Highlights
- NZ equities opened with a mild positive bias, tracking strong global cues
- Easing geopolitical tensions and stable oil prices supported sentiment
- Inflation uncertainty and cautious central bank outlook capped gains
New Zealand’s equity market opened on a cautiously optimistic note on 9 April 2026, supported primarily by favorable global developments. Positive momentum from international markets, particularly the United States, helped lift investor sentiment at the start of the session. This optimism was further reinforced by easing geopolitical tensions and stabilizing oil prices, which reduced immediate concerns around inflationary pressures. However, despite the firm opening, the overall tone remained measured rather than aggressively bullish.
Investors continued to weigh persistent macroeconomic challenges, especially elevated inflation levels that remain above the central bank’s target range. The Reserve Bank’s steady interest rate stance provided some reassurance, signalling policy stability in the near term, but its cautious outlook on inflation kept market participants alert. As a result, early gains were selective, with preference toward defensive and interest-rate-sensitive sectors such as healthcare, real estate, and utilities. Growth-oriented sectors saw moderate participation but lacked strong conviction. Overall, the market reflected a balance between global optimism and domestic caution, indicating that while risk appetite has improved, investors are not yet ready to fully embrace a sustained rally without clearer signals on inflation and economic stability.
At the time of writing, S&P/NZX 50 Index was trading at 13,340.920, up by 0.66%, while S&P/NZX 20 Index was at 7,540.760, up 0.81%. Also, S&P/NZX 10 Index was up by 0.73%.

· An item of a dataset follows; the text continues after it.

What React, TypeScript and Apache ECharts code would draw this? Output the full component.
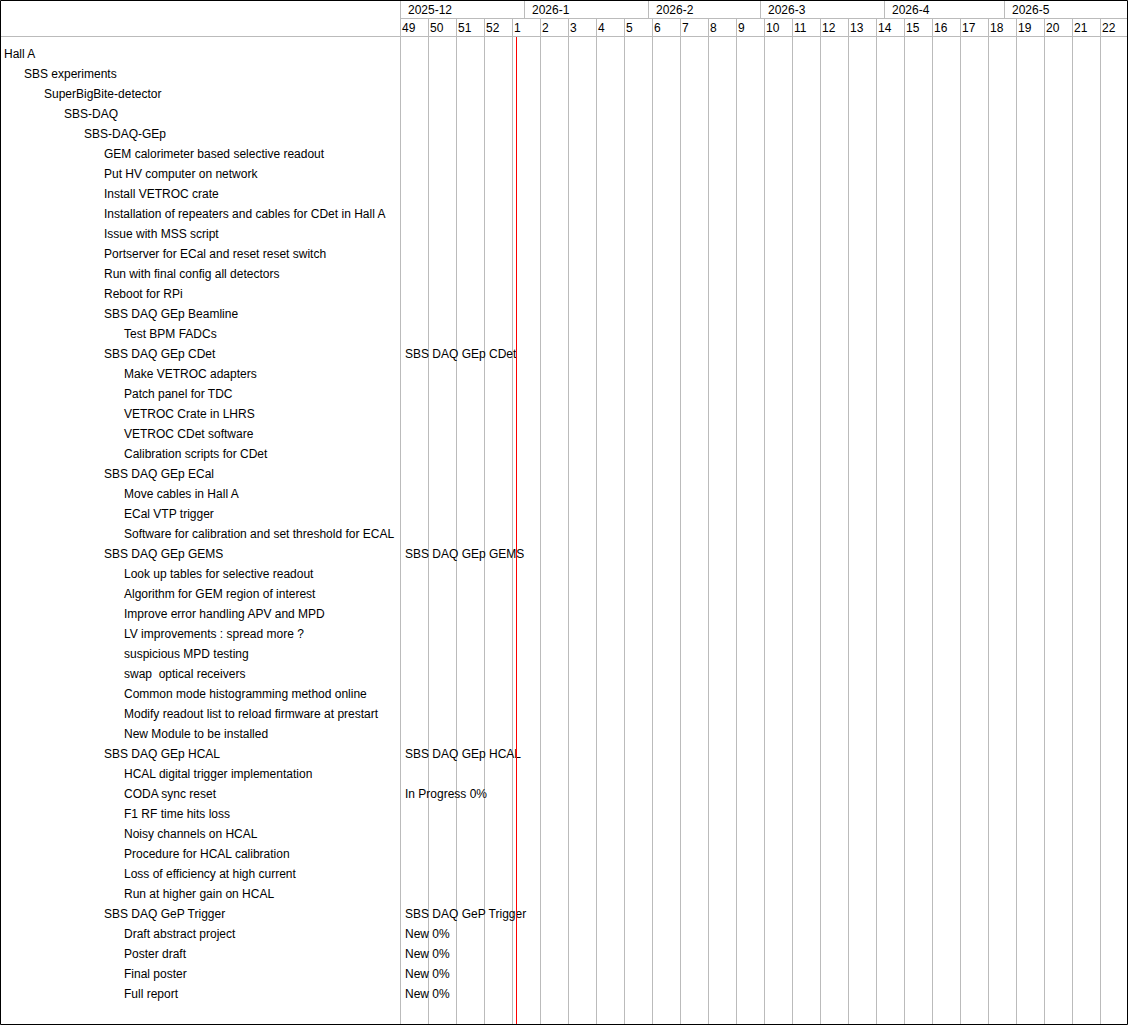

Global Cues and Geopolitical Relief Drive Sentiment
The primary driver behind the positive opening in New Zealand markets was the strength observed in global equities, particularly from Wall Street. A strong performance in major international indices boosted investor confidence and set a constructive tone for Asia-Pacific markets, including New Zealand. This global optimism was largely underpinned by easing geopolitical tensions, which had previously contributed to heightened volatility and risk aversion. Signs of stabilization in conflict-prone regions helped reduce uncertainty, encouraging investors to re-enter equity markets. Additionally, oil prices showed signs of stabilizing after recent fluctuations, which played a key role in improving sentiment.
Lower or stable oil prices tend to ease inflationary pressures, particularly for import-dependent economies like New Zealand. This dynamic supported rate-sensitive sectors and contributed to early buying interest. Furthermore, improved global risk appetite led to capital flows into relatively stable and dividend-yielding markets such as New Zealand. However, despite these supportive external factors, investors remained selective in their approach, focusing on fundamentally strong sectors rather than broad-based buying. This indicates that while global cues are currently favorable, market participants are still mindful of underlying risks and are positioning themselves cautiously rather than aggressively.
Inflation Worries and Policy Outlook Keep Gains in Check
Despite the positive start, domestic economic concerns—particularly inflation—continued to act as a limiting factor for the market’s upside. Inflation in New Zealand remains elevated and above the central bank’s target range, creating uncertainty around future monetary policy decisions. While the Reserve Bank has maintained a steady interest rate stance for now, it has also indicated that it is closely monitoring price pressures and remains prepared to act if necessary.
This cautious policy outlook has made investors wary of taking aggressive positions, especially in high-growth or highly leveraged sectors. As a result, the market saw a tilt toward defensive stocks and sectors that are less sensitive to economic cycles, such as utilities and healthcare. Real estate stocks also attracted interest due to the relatively stable rate environment, though gains were modest. Investor behaviour reflected a broader theme of risk management, with a preference for stability over high returns. Additionally, lingering concerns about global supply chains and potential commodity price volatility added another layer of caution. Overall, while supportive external factors provided a positive opening, domestic macroeconomic challenges ensured that gains remained controlled and sentiment stayed balanced rather than exuberant.